__DO THIS__. Copy nothing but the text: reproduce each line of the listing exactly and leave the pictures out.

#####

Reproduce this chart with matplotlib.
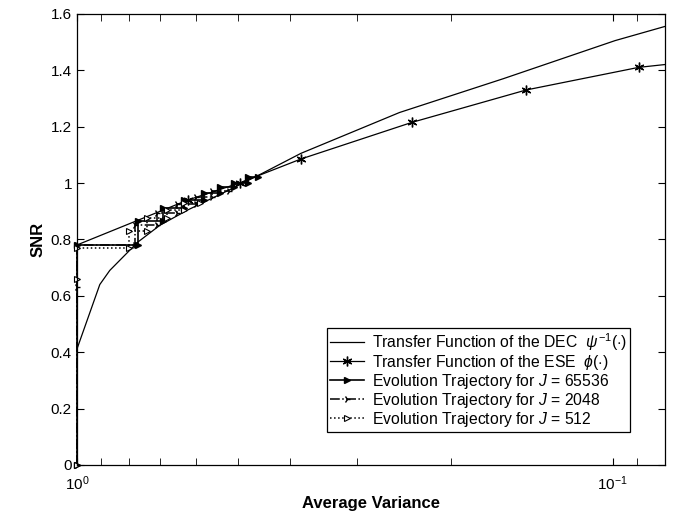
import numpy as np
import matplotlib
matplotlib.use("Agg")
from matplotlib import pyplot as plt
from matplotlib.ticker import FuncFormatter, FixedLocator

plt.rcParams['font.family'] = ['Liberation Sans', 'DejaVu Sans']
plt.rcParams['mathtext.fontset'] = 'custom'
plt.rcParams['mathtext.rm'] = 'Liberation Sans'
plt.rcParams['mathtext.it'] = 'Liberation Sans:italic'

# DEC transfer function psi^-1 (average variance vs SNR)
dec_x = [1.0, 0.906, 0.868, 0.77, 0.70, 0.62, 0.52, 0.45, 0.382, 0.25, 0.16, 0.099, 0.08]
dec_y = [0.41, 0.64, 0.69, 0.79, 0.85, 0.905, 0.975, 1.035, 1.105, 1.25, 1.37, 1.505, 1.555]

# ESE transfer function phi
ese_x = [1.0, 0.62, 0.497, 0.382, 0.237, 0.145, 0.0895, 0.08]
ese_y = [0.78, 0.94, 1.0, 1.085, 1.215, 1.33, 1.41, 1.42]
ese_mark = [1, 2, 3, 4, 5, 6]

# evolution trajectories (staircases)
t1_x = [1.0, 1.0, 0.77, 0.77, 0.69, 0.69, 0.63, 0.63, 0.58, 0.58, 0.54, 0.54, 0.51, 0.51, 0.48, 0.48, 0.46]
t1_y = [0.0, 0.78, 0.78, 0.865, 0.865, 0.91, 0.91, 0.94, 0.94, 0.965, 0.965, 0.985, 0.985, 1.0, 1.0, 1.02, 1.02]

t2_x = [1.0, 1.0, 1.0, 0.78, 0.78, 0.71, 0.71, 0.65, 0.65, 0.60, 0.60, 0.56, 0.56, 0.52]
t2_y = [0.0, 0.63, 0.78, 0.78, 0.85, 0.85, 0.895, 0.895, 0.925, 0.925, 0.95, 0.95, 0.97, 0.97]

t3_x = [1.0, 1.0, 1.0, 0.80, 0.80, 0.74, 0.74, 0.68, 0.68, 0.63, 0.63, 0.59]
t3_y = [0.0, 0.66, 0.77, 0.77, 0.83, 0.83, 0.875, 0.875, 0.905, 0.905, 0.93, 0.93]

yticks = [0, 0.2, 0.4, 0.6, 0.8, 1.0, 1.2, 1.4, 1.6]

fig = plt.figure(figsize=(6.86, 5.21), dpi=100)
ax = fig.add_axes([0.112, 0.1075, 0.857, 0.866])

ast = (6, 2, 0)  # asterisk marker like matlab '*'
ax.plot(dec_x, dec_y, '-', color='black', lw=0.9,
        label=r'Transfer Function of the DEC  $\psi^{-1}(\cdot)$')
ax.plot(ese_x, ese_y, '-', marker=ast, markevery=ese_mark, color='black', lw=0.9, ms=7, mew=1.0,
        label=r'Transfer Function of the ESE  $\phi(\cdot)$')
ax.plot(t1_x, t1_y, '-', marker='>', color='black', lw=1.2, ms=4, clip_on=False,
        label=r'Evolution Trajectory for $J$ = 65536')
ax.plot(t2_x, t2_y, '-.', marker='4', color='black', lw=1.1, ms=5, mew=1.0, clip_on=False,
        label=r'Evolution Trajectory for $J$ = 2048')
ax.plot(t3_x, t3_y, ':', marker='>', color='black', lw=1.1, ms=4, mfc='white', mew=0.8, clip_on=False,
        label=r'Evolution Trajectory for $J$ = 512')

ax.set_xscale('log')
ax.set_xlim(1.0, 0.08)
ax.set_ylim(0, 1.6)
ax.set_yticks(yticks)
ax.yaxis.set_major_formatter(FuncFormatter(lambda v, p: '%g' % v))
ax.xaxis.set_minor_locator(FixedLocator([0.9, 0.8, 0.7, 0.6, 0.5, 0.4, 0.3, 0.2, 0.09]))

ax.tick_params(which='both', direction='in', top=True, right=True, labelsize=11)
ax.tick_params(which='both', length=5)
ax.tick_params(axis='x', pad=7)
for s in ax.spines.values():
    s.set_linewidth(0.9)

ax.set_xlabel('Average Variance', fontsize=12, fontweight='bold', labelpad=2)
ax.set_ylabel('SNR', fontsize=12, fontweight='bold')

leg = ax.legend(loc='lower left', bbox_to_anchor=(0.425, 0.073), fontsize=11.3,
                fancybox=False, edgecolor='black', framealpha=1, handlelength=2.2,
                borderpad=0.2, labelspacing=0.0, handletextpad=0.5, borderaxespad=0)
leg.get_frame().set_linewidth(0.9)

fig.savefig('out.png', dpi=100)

#####

__RESULT__.
Reproduce this chart with matplotlib.
import numpy as np
import matplotlib
matplotlib.use("Agg")
from matplotlib import pyplot as plt
from matplotlib.ticker import FuncFormatter, FixedLocator

plt.rcParams['font.family'] = ['Liberation Sans', 'DejaVu Sans']
plt.rcParams['mathtext.fontset'] = 'custom'
plt.rcParams['mathtext.rm'] = 'Liberation Sans'
plt.rcParams['mathtext.it'] = 'Liberation Sans:italic'

# DEC transfer function psi^-1 (average variance vs SNR)
dec_x = [1.0, 0.906, 0.868, 0.77, 0.70, 0.62, 0.52, 0.45, 0.382, 0.25, 0.16, 0.099, 0.08]
dec_y = [0.41, 0.64, 0.69, 0.79, 0.85, 0.905, 0.975, 1.035, 1.105, 1.25, 1.37, 1.505, 1.555]

# ESE transfer function phi
ese_x = [1.0, 0.62, 0.497, 0.382, 0.237, 0.145, 0.0895, 0.08]
ese_y = [0.78, 0.94, 1.0, 1.085, 1.215, 1.33, 1.41, 1.42]
ese_mark = [1, 2, 3, 4, 5, 6]

# evolution trajectories (staircases)
t1_x = [1.0, 1.0, 0.77, 0.77, 0.69, 0.69, 0.63, 0.63, 0.58, 0.58, 0.54, 0.54, 0.51, 0.51, 0.48, 0.48, 0.46]
t1_y = [0.0, 0.78, 0.78, 0.865, 0.865, 0.91, 0.91, 0.94, 0.94, 0.965, 0.965, 0.985, 0.985, 1.0, 1.0, 1.02, 1.02]

t2_x = [1.0, 1.0, 1.0, 0.78, 0.78, 0.71, 0.71, 0.65, 0.65, 0.60, 0.60, 0.56, 0.56, 0.52]
t2_y = [0.0, 0.63, 0.78, 0.78, 0.85, 0.85, 0.895, 0.895, 0.925, 0.925, 0.95, 0.95, 0.97, 0.97]

t3_x = [1.0, 1.0, 1.0, 0.80, 0.80, 0.74, 0.74, 0.68, 0.68, 0.63, 0.63, 0.59]
t3_y = [0.0, 0.66, 0.77, 0.77, 0.83, 0.83, 0.875, 0.875, 0.905, 0.905, 0.93, 0.93]

yticks = [0, 0.2, 0.4, 0.6, 0.8, 1.0, 1.2, 1.4, 1.6]

fig = plt.figure(figsize=(6.86, 5.21), dpi=100)
ax = fig.add_axes([0.112, 0.1075, 0.857, 0.866])

ast = (6, 2, 0)  # asterisk marker like matlab '*'
ax.plot(dec_x, dec_y, '-', color='black', lw=0.9,
        label=r'Transfer Function of the DEC  $\psi^{-1}(\cdot)$')
ax.plot(ese_x, ese_y, '-', marker=ast, markevery=ese_mark, color='black', lw=0.9, ms=7, mew=1.0,
        label=r'Transfer Function of the ESE  $\phi(\cdot)$')
ax.plot(t1_x, t1_y, '-', marker='>', color='black', lw=1.2, ms=4, clip_on=False,
        label=r'Evolution Trajectory for $J$ = 65536')
ax.plot(t2_x, t2_y, '-.', marker='4', color='black', lw=1.1, ms=5, mew=1.0, clip_on=False,
        label=r'Evolution Trajectory for $J$ = 2048')
ax.plot(t3_x, t3_y, ':', marker='>', color='black', lw=1.1, ms=4, mfc='white', mew=0.8, clip_on=False,
        label=r'Evolution Trajectory for $J$ = 512')

ax.set_xscale('log')
ax.set_xlim(1.0, 0.08)
ax.set_ylim(0, 1.6)
ax.set_yticks(yticks)
ax.yaxis.set_major_formatter(FuncFormatter(lambda v, p: '%g' % v))
ax.xaxis.set_minor_locator(FixedLocator([0.9, 0.8, 0.7, 0.6, 0.5, 0.4, 0.3, 0.2, 0.09]))

ax.tick_params(which='both', direction='in', top=True, right=True, labelsize=11)
ax.tick_params(which='both', length=5)
ax.tick_params(axis='x', pad=7)
for s in ax.spines.values():
    s.set_linewidth(0.9)

ax.set_xlabel('Average Variance', fontsize=12, fontweight='bold', labelpad=2)
ax.set_ylabel('SNR', fontsize=12, fontweight='bold')

leg = ax.legend(loc='lower left', bbox_to_anchor=(0.425, 0.073), fontsize=11.3,
                fancybox=False, edgecolor='black', framealpha=1, handlelength=2.2,
                borderpad=0.2, labelspacing=0.0, handletextpad=0.5, borderaxespad=0)
leg.get_frame().set_linewidth(0.9)

fig.savefig('out.png', dpi=100)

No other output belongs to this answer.